Furthermore, we also see that deposits are decreasing while credits on deposits are growing. The oil industry once generated a large quantity of cash and currency and we have felt a certain decrease because there are fewer transfers taking place. Small subcontractor companies are the most affected. When there is no activity they find themselves with very expensive equipment in standby, coupled with significant debts.
This affects both companies and the banks who lend to them. Banks are obliged to respect certain rules and are obliged to write off assets that originate from doubtful debt, which has a direct impact on the banks. When consistent cash flows are scarce, companies are penalised and hence banks are, too.
There is a need for a certain degree of flexibility from all stakeholders in the state and the industry in order to find solutions to this. For example, the central bank could be helping banks to put credits of consolidation in place to help these companies partially reimburse credits or to grant them reasonable grace periods to resolve liquidity tensions. Discussions and agreements are needed and it is important that all major actors understand the importance of taking intelligent and effective action.
What is your view for the Congolese economy in 2017?
In the final months of 2016 I had the impression that there was some significantly increasing optimism. However, it is necessary for all the political issues that have been discussed to be implemented, especially as far as diversification is concerned. The country has a huge potential; it is a young country with a young population and many valuable resources.

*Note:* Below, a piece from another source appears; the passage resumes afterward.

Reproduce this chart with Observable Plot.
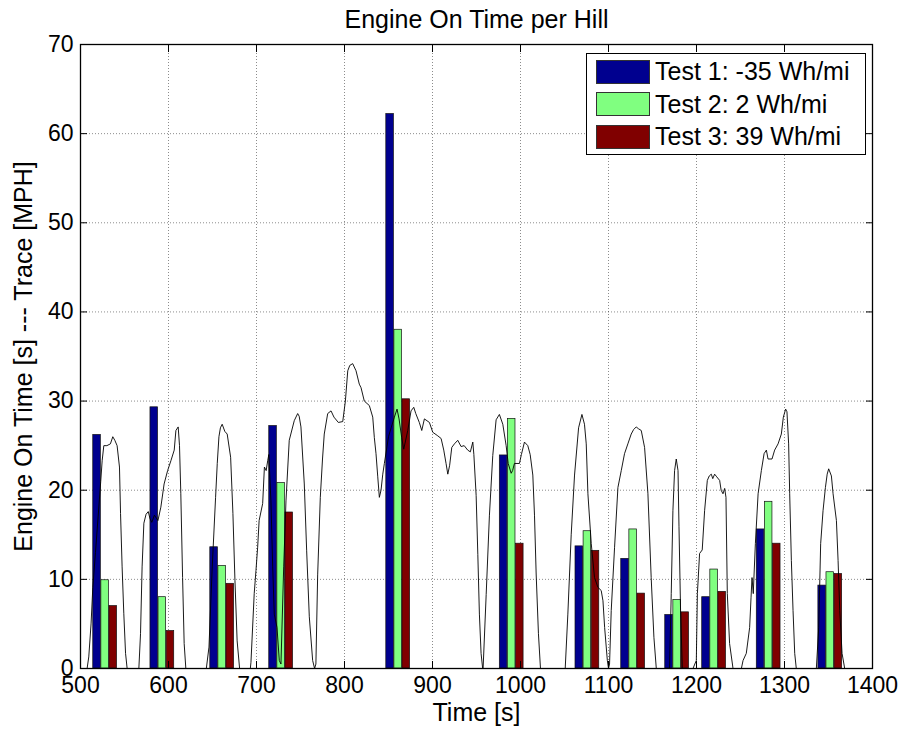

We must learn to invest in refining products and go up the value chain, especially in the downstream sector. This would allow us to transmit competencies and train local employees. Though this would be a long-term investment, in 10-15 years you will see the results. A long-term strategy is required for our present situation.
What is LCB Bank’s future outlook?
Our objective is to become the premier bank for the whole region, not only for the Republic of the Congo. We are not here to manage a single bank but to participate in the wider process of bankarisation of the whole region. The group’s mission is to put in place an innovative business model in the Republic of the Congo and, starting from here, to try to export it to the region. This model already had success in Morocco and other countries of West Africa and now we are experimenting with it here.
We have a long-term vision that reflects innovation and adaptability to the specific needs of the region. For example, mobile banking is something that we definitely need to implement here and in the region, but the equipment, transition and support processes have to be adapted to the particularities of each population and society. We are a universal bank and we do not want to focus on a predetermined sector. We want to develop a business model that responds to society’s needs.